> INPUT MATERIAL
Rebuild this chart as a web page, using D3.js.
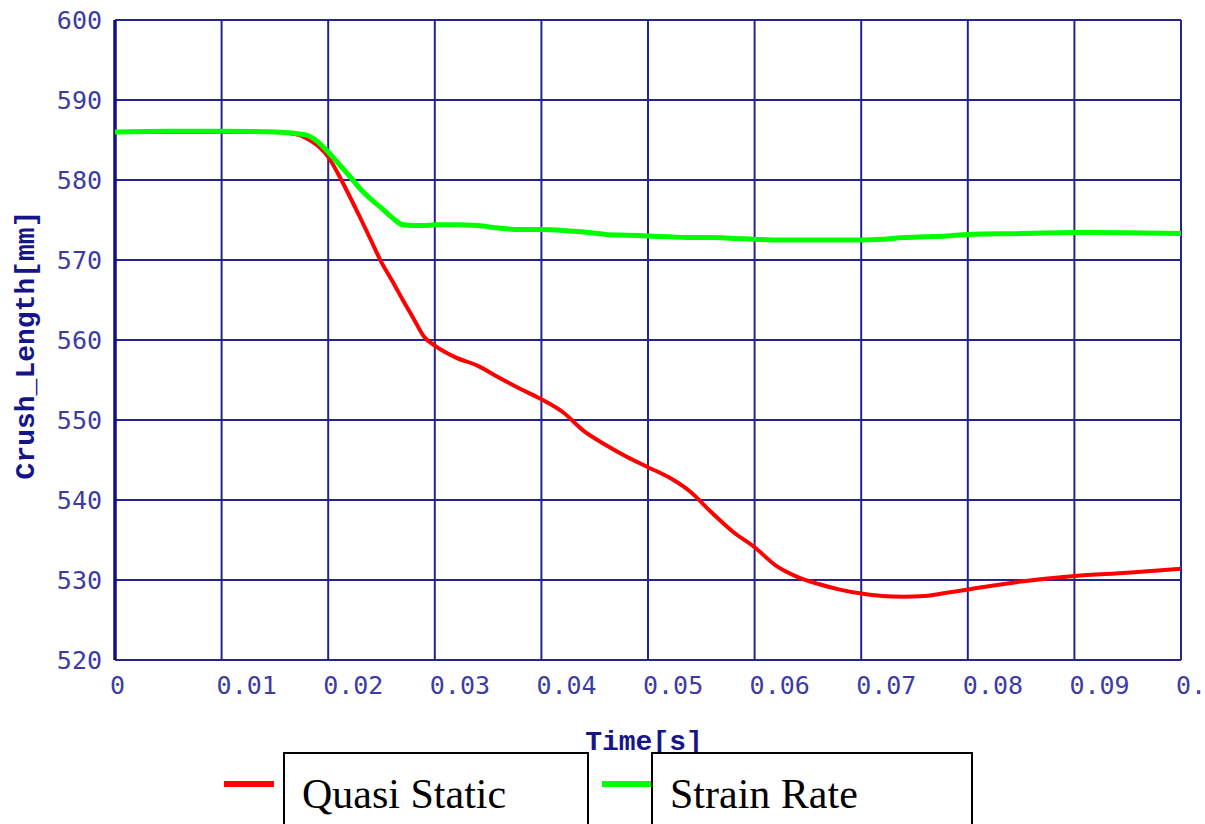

--

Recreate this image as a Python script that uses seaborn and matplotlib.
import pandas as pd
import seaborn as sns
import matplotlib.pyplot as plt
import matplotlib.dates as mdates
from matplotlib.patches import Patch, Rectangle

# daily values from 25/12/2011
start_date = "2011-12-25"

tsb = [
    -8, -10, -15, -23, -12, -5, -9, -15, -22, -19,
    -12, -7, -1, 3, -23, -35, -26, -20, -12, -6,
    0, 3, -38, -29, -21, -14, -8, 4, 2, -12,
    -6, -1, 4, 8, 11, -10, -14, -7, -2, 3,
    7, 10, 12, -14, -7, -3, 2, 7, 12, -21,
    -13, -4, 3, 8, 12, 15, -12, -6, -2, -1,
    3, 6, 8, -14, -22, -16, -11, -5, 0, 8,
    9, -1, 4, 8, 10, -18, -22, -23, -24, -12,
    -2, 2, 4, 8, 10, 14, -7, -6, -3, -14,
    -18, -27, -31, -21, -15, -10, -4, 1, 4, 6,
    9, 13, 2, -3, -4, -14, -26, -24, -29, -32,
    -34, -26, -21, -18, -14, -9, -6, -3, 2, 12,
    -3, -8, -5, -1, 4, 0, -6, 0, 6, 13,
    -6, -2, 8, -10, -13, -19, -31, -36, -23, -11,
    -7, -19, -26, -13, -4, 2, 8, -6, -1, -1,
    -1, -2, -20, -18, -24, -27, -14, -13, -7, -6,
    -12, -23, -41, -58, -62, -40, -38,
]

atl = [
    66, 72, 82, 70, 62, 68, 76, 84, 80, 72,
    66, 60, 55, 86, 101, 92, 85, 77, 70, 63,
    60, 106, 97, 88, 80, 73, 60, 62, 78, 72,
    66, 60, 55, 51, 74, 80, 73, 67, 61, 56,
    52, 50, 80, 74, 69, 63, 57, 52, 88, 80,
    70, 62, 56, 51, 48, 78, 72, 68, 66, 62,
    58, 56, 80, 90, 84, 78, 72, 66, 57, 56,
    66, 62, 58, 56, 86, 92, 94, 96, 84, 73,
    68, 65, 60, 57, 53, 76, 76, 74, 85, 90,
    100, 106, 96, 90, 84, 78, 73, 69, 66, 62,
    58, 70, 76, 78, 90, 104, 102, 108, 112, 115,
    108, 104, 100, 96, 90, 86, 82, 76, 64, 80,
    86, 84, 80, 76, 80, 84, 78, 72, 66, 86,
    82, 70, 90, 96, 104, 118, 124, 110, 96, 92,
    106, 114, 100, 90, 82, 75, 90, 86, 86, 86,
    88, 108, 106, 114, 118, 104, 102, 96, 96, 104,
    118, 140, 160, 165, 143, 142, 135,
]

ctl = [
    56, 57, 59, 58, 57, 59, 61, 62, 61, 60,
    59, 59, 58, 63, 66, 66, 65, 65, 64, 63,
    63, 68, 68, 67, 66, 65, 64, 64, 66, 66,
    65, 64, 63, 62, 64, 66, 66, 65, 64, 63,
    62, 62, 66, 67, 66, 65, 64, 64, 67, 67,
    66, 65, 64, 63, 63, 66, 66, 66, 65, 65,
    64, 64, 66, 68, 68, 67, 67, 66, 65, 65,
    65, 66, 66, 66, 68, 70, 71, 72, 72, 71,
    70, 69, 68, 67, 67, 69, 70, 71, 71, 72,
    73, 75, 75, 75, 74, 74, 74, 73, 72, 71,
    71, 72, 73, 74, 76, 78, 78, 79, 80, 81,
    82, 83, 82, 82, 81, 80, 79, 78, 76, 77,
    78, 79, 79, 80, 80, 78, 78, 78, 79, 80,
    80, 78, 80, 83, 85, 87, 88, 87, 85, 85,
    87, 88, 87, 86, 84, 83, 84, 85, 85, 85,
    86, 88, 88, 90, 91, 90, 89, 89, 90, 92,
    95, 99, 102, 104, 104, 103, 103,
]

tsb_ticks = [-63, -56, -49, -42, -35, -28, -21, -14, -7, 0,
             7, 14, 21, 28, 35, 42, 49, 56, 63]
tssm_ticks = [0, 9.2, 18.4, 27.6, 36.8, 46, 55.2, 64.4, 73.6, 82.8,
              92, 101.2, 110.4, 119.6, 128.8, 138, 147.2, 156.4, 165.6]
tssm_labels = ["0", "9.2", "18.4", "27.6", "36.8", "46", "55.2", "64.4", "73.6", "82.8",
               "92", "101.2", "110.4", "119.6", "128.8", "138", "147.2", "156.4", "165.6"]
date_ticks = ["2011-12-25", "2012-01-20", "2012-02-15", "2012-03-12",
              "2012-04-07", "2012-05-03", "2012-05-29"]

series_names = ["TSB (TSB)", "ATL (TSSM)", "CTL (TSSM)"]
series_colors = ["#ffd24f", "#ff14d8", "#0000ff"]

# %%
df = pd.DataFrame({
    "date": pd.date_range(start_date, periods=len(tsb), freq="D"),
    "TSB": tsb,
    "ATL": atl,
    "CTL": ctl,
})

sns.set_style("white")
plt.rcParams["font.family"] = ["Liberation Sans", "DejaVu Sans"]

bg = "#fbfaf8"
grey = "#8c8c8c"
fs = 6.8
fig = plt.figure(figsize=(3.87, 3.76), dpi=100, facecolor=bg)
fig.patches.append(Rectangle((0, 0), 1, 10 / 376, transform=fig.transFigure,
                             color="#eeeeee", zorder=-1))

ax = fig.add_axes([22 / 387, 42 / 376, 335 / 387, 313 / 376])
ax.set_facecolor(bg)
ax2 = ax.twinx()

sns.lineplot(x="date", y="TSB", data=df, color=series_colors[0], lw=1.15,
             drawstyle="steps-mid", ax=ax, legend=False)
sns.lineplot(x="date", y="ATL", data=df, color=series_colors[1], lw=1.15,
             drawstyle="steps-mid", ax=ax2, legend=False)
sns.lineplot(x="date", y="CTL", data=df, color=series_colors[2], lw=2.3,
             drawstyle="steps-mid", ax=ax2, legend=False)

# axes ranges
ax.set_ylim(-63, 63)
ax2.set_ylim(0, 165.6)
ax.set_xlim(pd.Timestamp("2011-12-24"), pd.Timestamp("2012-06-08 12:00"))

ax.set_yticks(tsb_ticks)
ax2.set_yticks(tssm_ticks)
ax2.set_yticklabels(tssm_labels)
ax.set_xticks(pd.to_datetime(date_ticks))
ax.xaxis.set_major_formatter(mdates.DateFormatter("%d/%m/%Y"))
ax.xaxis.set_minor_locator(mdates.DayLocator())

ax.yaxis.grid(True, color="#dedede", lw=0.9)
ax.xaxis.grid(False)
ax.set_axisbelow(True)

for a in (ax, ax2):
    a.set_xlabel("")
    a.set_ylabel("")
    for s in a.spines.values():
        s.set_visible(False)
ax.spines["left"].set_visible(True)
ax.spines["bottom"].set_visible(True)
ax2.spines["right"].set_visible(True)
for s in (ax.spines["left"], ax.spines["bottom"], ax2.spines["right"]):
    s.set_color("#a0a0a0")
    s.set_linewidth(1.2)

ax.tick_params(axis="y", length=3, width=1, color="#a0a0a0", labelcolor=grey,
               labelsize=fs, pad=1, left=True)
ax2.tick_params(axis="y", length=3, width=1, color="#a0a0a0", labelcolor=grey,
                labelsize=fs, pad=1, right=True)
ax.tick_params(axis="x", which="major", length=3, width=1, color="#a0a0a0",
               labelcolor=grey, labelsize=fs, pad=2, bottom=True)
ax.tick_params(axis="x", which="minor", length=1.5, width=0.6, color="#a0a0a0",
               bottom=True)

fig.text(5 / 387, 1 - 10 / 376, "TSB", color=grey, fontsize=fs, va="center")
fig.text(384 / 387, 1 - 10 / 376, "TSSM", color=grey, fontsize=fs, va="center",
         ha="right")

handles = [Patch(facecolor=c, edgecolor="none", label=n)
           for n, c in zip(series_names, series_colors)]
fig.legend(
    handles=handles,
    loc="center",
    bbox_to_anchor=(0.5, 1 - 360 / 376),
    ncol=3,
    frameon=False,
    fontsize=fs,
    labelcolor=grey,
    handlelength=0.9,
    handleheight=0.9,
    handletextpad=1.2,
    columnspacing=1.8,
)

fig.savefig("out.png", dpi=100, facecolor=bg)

> REQUIREMENTS
List all lines from the entries that include the word "seaborn".

> EXPECTED ANSWER
Recreate this image as a Python script that uses seaborn and matplotlib.
import seaborn as sns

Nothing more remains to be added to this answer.